Parmi les commémorations du centenaire des éditions Gallimard, créées en 1911, la Fondation des Treilles a organisé en mai 2011 un colloque réunissant des historiens de la littérature et des professionnels du livre, sous la direction d'Alban Cerisier, Pascal Fouché et Robert Kopp. L'objet était l'analyse thématique du catalogue Gallimard, des origines à aujourd'hui. Les actes en sont publiés, passionnants et riches d'enseignements. Ils mettent aussi en valeur le travail de Gaston Gallimard, fondateur de la maison, éditeur et figure d'exception.
Parmi les contributions, Robert Kopp étudie le rôle fondamental des collections dans la construction et la communication de Gallimard. Il rappelle le dilemme des fondateurs, entre publier de la littérature exigeante et des succès commerciaux nécessaires à sa survie. C'est Claudel le premier, poète certes mais qui avait le sens du matériel, qui en a pris conscience, relayé par Gaston, nourri de son expérience américaine. Kopp revient sur la lutte âpre, faite de mauvaise foi, de coups bas et de protestations d'amitié réciproques entre Gallimard et Grasset. Et il insiste sur l'importance des prix littéraires dans l'équilibre de la maison.
Le libraire Henri Vignes retrace un aspect moins connu du "style Gallimard" : la bibliophilie, les éditions originales avec leurs "grands papiers", lesquelles ont aujourd'hui quasiment disparu, sauf pour quelques auteurs phares. Outre l'esthétique, ces éditions, destinées en priorité à des sociétés de souscripteurs, Les Bibliophiles de la NRF puis Les Amis de l'édition originale, ont rapporté à la maison des revenus non négligeables.
Pascal Fouché, directeur des éditions du Cercle de la librairie, raconte l'histoire, tumultueuse, de Gallimard avec certains de ses auteurs, qui n'étaient pas "maison" à l'origine, et qu'elle a "débauchés". Gaston était célèbre pour sa ténacité à toute épreuve. Aragon, Montherlant, Cocteau, Morand ou Yourcenar furent sensibles à ses sirènes. Le seul qui résista, Mauriac, dut attendre sa pléiadisation pour intégrer un catalogue dont il n'approuvait pas tous les choix éditoriaux.
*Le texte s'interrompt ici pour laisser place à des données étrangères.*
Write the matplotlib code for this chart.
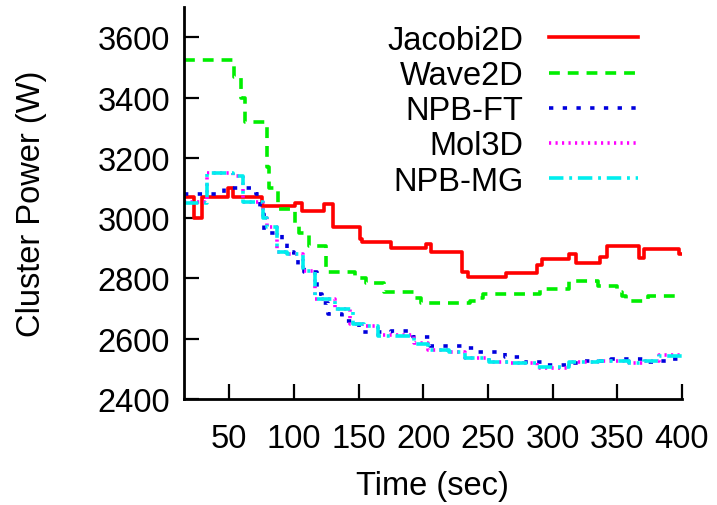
import matplotlib
matplotlib.use("Agg")
import matplotlib.pyplot as plt

plt.rcParams["font.family"] = ["Liberation Sans", "DejaVu Sans"]

# Step series (time in sec, power in W)
jacobi_t = [15, 23, 29, 49, 53, 75, 101, 106, 123, 130, 151, 153, 175, 202, 206, 230, 235, 264, 288, 292, 313, 318, 337, 342, 367, 371, 398, 400]
jacobi_p = [3070, 3000, 3070, 3100, 3070, 3040, 3050, 3025, 3047, 2970, 2930, 2920, 2900, 2915, 2888, 2820, 2805, 2818, 2843, 2865, 2880, 2850, 2870, 2907, 2867, 2897, 2880, 2880]

wave_t = [15, 54, 59, 62, 79, 81, 88, 101, 104, 112, 125, 131, 147, 156, 170, 193, 198, 236, 241, 246, 290, 313, 335, 350, 354, 357, 374, 400]
wave_p = [3525, 3468, 3400, 3320, 3170, 3100, 3030, 2980, 2950, 2908, 2822, 2822, 2800, 2785, 2755, 2735, 2718, 2725, 2735, 2748, 2765, 2790, 2775, 2755, 2740, 2725, 2740, 2740]

ft_t = [15, 46, 71, 74, 77, 81, 91, 95, 100, 103, 108, 118, 122, 126, 137, 150, 175, 192, 205, 232, 240, 246, 263, 278, 295, 312, 321, 345, 371, 380, 388, 400]
ft_p = [3080, 3100, 3080, 3013, 2950, 2950, 2924, 2887, 2870, 2838, 2820, 2748, 2720, 2682, 2660, 2622, 2625, 2605, 2577, 2570, 2556, 2556, 2540, 2523, 2513, 2520, 2527, 2533, 2523, 2527, 2533, 2533]

mol_t = [15, 31, 33, 53, 61, 76, 79, 87, 95, 107, 116, 132, 143, 154, 165, 193, 204, 220, 232, 251, 267, 288, 313, 335, 359, 371, 382, 400]
mol_p = [3055, 3055, 3150, 3140, 3055, 3000, 2970, 2887, 2880, 2825, 2732, 2700, 2650, 2643, 2612, 2585, 2563, 2557, 2536, 2523, 2520, 2503, 2523, 2526, 2520, 2527, 2545, 2545]

mg_t = [15, 31, 33, 53, 61, 76, 79, 87, 95, 107, 116, 132, 146, 154, 165, 193, 204, 220, 232, 251, 267, 288, 313, 335, 359, 371, 382, 400]
mg_p = [3050, 3050, 3150, 3140, 3055, 3000, 2970, 2887, 2880, 2825, 2732, 2700, 2650, 2643, 2610, 2583, 2563, 2557, 2536, 2523, 2518, 2506, 2523, 2526, 2520, 2527, 2543, 2543]

x_ticks = [50, 100, 150, 200, 250, 300, 350, 400]
y_ticks = [2400, 2600, 2800, 3000, 3200, 3400, 3600]

fig = plt.figure(figsize=(7.17, 5.06), dpi=100)
ax = fig.add_axes([0.2566, 0.2095, 0.6944, 0.7745])

lw = 2.6
ax.plot(jacobi_t, jacobi_p, drawstyle="steps-post", color="#ff0000", lw=lw, label="Jacobi2D")
ax.plot(wave_t, wave_p, drawstyle="steps-post", color="#00ee00", lw=lw, dashes=(3, 2.2), label="Wave2D")
ax.plot(ft_t, ft_p, drawstyle="steps-post", color="#0000dd", lw=lw, dashes=(1.2, 2.6), label="NPB-FT")
ax.plot(mol_t, mol_p, drawstyle="steps-post", color="#ff00ff", lw=lw, dashes=(0.6, 1.2), label="Mol3D")
ax.plot(mg_t, mg_p, drawstyle="steps-post", color="#00eeee", lw=lw, dashes=(4, 1.6, 0.8, 1.6), label="NPB-MG")

fs = 23.5
ax.set_xlim(15, 400)
ax.set_ylim(2400, 3700)
ax.set_xticks(x_ticks)
ax.set_yticks(y_ticks)
ax.tick_params(direction="in", length=11, width=1.6, labelsize=fs)
ax.tick_params(axis="x", pad=17)
ax.tick_params(axis="y", pad=10)
ax.spines["top"].set_visible(False)
ax.spines["right"].set_visible(False)
for s in ("left", "bottom"):
    ax.spines[s].set_linewidth(2)

ax.set_xlabel("Time (sec)", fontsize=fs, labelpad=12)
ax.set_ylabel("Cluster Power (W)", fontsize=fs, labelpad=36)

ax.legend(loc="upper right", bbox_to_anchor=(0.97, 1.03), frameon=False, fontsize=fs,
          markerfirst=False, handlelength=2.7, handletextpad=0.8, labelspacing=0.13)

fig.savefig("out.png", dpi=100)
Martine Poulain, directrice de la bibliothèque de l'Institut national d'histoire de l'art, recense les 50 best- et long-sellers publiés par Gallimard depuis 1911, montrant que Gaston et ses auteurs-éditeurs (Gide, Malraux, Camus, Queneau, Paulhan...) ont gagné leur pari : vendre par millions de la littérature de qualité. Record absolu : Le Petit Prince de Saint-Exupéry, avec ses 13 millions d'exemplaires depuis 1946. Derrière vient Camus, avec L'étranger (1942, plus de 10 millions) et La peste (1947, 6,8 millions). Le cinquantième du classement est Le hussard sur le toit de Giono, avec "seulement" 1 396 000 exemplaires !
Parmi les entretiens qui donnent de la vie à l'ouvrage, celui avec Isabelle Gallimard, la soeur cadette d'Antoine, qui a succédé à sa mère, Simone, à la direction de Mercure de France en 1995. Elle évoque son grand-père, Gaston, mort en décembre 1975, avec affection et respect. Et raconte comment, lorsqu'elle était enfant, la vie quotidienne de la famille était intimement mêlée à la littérature. Ainsi, sa mère l'envoyait «prendre des cours de danse chez Lucette Destouches tous les jeudis à Meudon", afin de renflouer les finances du couple Céline. Mais elle n'a pas rencontré à l'époque l'écrivain, qu'elle admire particulièrement et qui avait rejoint Gallimard en 1951, grâce à Malraux.